Aujourd’hui, je continue à ne me sentir nullement agressé si un étudiant dans un bus ou la caissière de Coop me tutoie - ou à peu près la moitié des serveurs et serveuses dans les bars et restaurants branchés zurichois. (De toute façon, c’est toujours mieux que de se voir offrir une place assise dans le tram.) Mais je commence quand même à trouver cette familiarité un petit peu gênante. Je développe même un sens des nuances. Je n’ai pas élevé les cochons avec tout le monde, tout de même.

Pour cette raison précise, j’ai lu récemment avec surprise que, désormais, au Conseil des ministres français, le nouveau président conduit les affaires à l’américaine. Enterré le vouvoiement ! Quand ça peut être George, Dick ou Condoleezza à la Maison-Blanche, ça sera Nicolas, Michèle ou Bernard à l’Elysée. On verra bien si cela contribue à décontracter - ou même à améliorer - la politique française.

Au contraire de cette initiative présidentielle, mais au même moment, le ministre de l’Education - Xavier pour ses collègues ministériels - réintroduit ou renforce le vouvoiement dans les écoles de la République. La cohérence a rarement été une caractéristique politique. Ni en France, ni ailleurs.

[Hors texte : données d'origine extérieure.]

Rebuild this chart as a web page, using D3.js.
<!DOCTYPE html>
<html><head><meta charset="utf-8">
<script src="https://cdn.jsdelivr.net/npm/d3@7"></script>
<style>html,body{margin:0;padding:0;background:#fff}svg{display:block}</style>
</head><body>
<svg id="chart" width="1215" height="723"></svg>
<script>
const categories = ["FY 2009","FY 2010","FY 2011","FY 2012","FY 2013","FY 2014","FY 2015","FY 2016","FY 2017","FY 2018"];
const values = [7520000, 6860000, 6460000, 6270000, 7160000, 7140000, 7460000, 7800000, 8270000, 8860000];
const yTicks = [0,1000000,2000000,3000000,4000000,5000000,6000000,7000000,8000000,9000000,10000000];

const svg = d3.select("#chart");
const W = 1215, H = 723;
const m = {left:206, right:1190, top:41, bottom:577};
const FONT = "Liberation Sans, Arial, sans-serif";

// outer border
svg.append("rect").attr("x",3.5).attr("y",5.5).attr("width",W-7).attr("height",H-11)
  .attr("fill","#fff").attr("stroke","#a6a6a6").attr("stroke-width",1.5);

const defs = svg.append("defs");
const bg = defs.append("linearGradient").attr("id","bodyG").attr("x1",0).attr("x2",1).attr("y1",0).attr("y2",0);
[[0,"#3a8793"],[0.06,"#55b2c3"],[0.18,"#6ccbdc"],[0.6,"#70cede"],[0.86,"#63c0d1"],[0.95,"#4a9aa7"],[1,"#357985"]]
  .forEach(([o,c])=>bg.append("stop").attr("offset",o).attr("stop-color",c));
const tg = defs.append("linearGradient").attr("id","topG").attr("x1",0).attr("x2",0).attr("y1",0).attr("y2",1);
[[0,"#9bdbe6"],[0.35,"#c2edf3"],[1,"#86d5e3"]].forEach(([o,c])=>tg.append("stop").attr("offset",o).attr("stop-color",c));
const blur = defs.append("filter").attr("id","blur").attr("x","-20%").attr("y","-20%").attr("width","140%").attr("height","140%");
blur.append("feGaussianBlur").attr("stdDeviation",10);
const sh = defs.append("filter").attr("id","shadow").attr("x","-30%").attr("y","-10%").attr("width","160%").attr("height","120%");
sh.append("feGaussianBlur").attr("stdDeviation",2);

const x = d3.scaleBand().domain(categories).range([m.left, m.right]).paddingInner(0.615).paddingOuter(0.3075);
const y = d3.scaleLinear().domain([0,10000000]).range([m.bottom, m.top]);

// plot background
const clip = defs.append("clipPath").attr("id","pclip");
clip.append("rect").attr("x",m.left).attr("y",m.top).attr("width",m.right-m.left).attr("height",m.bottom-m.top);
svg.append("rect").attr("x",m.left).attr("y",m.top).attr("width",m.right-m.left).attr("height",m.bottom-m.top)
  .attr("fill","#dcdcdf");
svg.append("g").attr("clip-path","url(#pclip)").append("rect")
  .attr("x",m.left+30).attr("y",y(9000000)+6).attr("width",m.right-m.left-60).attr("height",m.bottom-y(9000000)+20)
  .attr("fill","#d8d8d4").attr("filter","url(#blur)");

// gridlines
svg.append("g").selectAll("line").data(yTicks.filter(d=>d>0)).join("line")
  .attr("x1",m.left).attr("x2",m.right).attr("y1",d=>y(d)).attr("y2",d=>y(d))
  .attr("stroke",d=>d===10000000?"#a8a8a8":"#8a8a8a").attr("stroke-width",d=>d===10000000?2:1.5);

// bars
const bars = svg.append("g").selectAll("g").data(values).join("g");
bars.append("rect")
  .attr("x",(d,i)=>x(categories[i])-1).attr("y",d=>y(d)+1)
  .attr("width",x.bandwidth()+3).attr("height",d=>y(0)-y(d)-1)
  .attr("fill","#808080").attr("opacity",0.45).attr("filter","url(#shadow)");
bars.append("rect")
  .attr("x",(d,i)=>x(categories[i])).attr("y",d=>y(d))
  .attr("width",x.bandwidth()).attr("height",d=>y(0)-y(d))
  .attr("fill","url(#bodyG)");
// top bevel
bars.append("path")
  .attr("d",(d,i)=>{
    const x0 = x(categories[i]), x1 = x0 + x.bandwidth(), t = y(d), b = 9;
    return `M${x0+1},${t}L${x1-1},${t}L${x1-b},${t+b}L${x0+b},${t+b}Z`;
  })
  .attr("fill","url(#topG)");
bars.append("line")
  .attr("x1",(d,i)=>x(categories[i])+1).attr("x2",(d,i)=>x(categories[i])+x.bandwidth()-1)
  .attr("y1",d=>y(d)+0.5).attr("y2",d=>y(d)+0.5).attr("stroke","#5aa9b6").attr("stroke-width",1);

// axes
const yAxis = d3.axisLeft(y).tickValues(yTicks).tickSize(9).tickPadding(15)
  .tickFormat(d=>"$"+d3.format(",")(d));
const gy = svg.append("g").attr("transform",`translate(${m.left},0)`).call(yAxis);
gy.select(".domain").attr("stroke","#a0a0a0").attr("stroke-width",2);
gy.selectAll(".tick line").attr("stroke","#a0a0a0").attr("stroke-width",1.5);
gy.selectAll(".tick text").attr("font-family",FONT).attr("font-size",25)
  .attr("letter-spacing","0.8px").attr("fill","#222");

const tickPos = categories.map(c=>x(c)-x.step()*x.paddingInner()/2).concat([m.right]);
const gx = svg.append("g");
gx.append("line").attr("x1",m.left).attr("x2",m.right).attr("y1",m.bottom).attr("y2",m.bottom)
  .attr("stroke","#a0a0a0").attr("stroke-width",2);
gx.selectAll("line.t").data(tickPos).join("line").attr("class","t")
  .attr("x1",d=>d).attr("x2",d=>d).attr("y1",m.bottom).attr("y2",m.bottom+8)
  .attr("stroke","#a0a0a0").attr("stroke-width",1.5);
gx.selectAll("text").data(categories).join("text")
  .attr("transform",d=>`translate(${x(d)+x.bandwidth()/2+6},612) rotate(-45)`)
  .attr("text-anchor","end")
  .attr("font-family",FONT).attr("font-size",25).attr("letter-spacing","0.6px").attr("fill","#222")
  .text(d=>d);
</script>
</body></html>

Mais la question la plus importante reste celle des nouvelles consignes qui concernent la façon dont les policiers, gendarmes et CRS devraient désormais appeler les jeunes des banlieues. Ces dernières années, on a rarement entendu dans les banlieues un Monsieur ou Madame - et cela d’ailleurs dans les deux sens. En l’occurrence, un peu plus d’égards pour la forme, pour ne pas dire de respect mutuel, ne fera guère de mal.